ALICE’s second paper has been submitted!  If you’ve been following carefully, you’ll have heard that it’ll take at least a couple of years to get enough statistics to see the Higgs (if it’s there) – but we don’t have to wait that long for other results.  This paper presents a measurement of the number of charged particles produced in proton-proton collisions at center of mass energies of 0.9 TeV and 2.36 TeV.  (CMS actually published their paper on the same subject first.)  Proton-proton collisions are actually pretty complicated and we still don’t understand everything about them.  Protons are made up of quarks and gluons, so when we slam them together we get a combination of quark-quark, quark-gluon, and gluon-gluon interactions.  We can describe the products of these interactions pretty well when both particles hit each other hard, but not if they barely interact.  They can also interact multiple times.  So proton-proton collisions are really difficult to model.  Theorists have come up with models that try to describe proton-proton collisions, but these models still need improvement.  Counting the number of particles produced in a collision is a relatively straight forward measurement.  (Not to say it’s easy – there’s still a lot of work that has to be done for this, but there’s even more work needed for other measurements.)  And this measurement gives us data we can compare to models.   The models seem to be underestimating the number of particles produced – only by a few percent, but they’re still not quite right.

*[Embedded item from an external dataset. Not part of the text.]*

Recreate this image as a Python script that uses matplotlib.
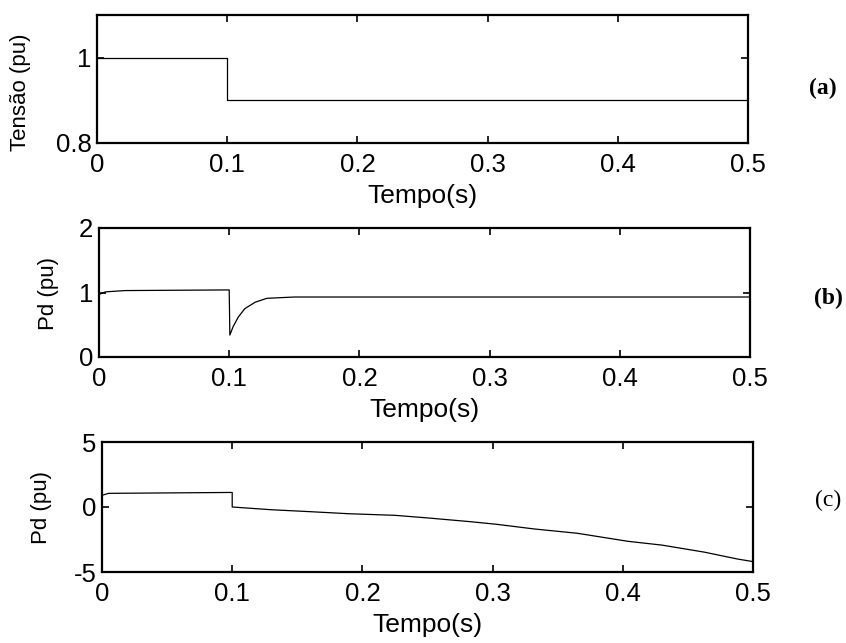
import matplotlib
matplotlib.use("Agg")
import matplotlib.pyplot as plt

# ---------------------------------------------------------------------------
# data
# ---------------------------------------------------------------------------
# (a) voltage sag at t = 0.1 s
t_a = [0.0, 0.1, 0.1, 0.5]
v_a = [1.0, 1.0, 0.9, 0.9]

# (b) Pd with dip and recovery after the sag
t_b = [0.0, 0.005, 0.02, 0.1, 0.1005, 0.103, 0.107, 0.112, 0.12, 0.129,
       0.15, 0.3, 0.5]
p_b = [0.97, 1.01, 1.03, 1.04, 0.34, 0.47, 0.62, 0.75, 0.85, 0.91,
       0.93, 0.93, 0.93]

# (c) Pd drifting down after the sag
t_c = [0.0, 0.005, 0.1, 0.1, 0.13, 0.16, 0.19, 0.225, 0.25, 0.283, 0.303,
       0.332, 0.365, 0.404, 0.43, 0.4625, 0.488, 0.5]
p_c = [0.9, 1.05, 1.12, 0.0, -0.21, -0.36, -0.52, -0.64, -0.84, -1.13,
       -1.33, -1.69, -2.02, -2.64, -2.93, -3.47, -4.0, -4.2]

x_ticks = [0, 0.1, 0.2, 0.3, 0.4, 0.5]
x_ticklabels = ["0", "0.1", "0.2", "0.3", "0.4", "0.5"]

# rect = left, top, width, height in pixels
# ylab = (right edge, centre) of the rotated y label in pixels
panels = [
    dict(t=t_a, y=v_a, ylim=(0.8, 1.1), yticks=[0.8, 1], yticklabels=["0.8", "1"],
         ylabel="Tensão (pu)", tag="(a)", tag_weight="bold",
         rect=[97, 15, 651, 128], ylab=(31, 92), tag_xy=(823, 88)),
    dict(t=t_b, y=p_b, ylim=(0, 2), yticks=[0, 1, 2], yticklabels=["0", "1", "2"],
         ylabel="Pd (pu)", tag="(b)", tag_weight="bold",
         rect=[99, 228, 651, 129], ylab=(59, 293), tag_xy=(828, 298)),
    dict(t=t_c, y=p_c, ylim=(-5, 5), yticks=[-5, 0, 5], yticklabels=["-5", "0", "5"],
         ylabel="Pd (pu)", tag="(c)", tag_weight="normal",
         rect=[102, 442, 651, 130], ylab=(52, 507), tag_xy=(828, 500)),
]

W, H = 846, 643
plt.rcParams["font.family"] = ["Liberation Sans", "DejaVu Sans"]
fig = plt.figure(figsize=(W / 100, H / 100), dpi=100)

for p in panels:
    left, top, w, h = p["rect"]
    ax = fig.add_axes([left / W, 1 - (top + h) / H, w / W, h / H])
    ax.plot(p["t"], p["y"], color="black", lw=0.9)
    ax.set_xlim(0, 0.5)
    ax.set_ylim(*p["ylim"])
    ax.set_xticks(x_ticks)
    ax.set_xticklabels(x_ticklabels)
    ax.set_yticks(p["yticks"])
    ax.set_yticklabels(p["yticklabels"])
    ax.tick_params(direction="in", top=True, right=True, length=5, width=1.2,
                   labelsize=18.5)
    ax.tick_params(axis="x", pad=7)
    ax.tick_params(axis="y", pad=4)
    for s in ax.spines.values():
        s.set_linewidth(1.6)
    ax.set_xlabel("Tempo(s)", fontsize=19, labelpad=5)
    ax.set_ylabel(p["ylabel"], fontsize=16)
    lx, ly = p["ylab"]
    ax.yaxis.set_label_coords((lx - left) / w, (top + h - ly) / h)
    fig.text(p["tag_xy"][0] / W, 1 - p["tag_xy"][1] / H, p["tag"],
             family="Liberation Serif", weight=p["tag_weight"], fontsize=17,
             ha="center", va="center")

fig.savefig("out.png", dpi=100)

ALICE and CMS’s measurements also agree.  This is very important.  These measurements are very complicated and many things can go wrong.  Since two experiments did the same measurement with very different detectors, different methods, different code, different people, etc. and still agree, this gives us greater confidence in the measurement.  This is one of the reasons for having multiple collaborations doing the same measurement.

You won’t read about these results in the newspapers because there have been no dramatic paradigm shifts in our understanding of proton-proton collisions, but these are very important basic measurements that improve our understanding incrementally and they have to be done before we can hope to discover new physics.

Update April 21 – the third ALICE paper, on the 7 TeV data, was submitted today!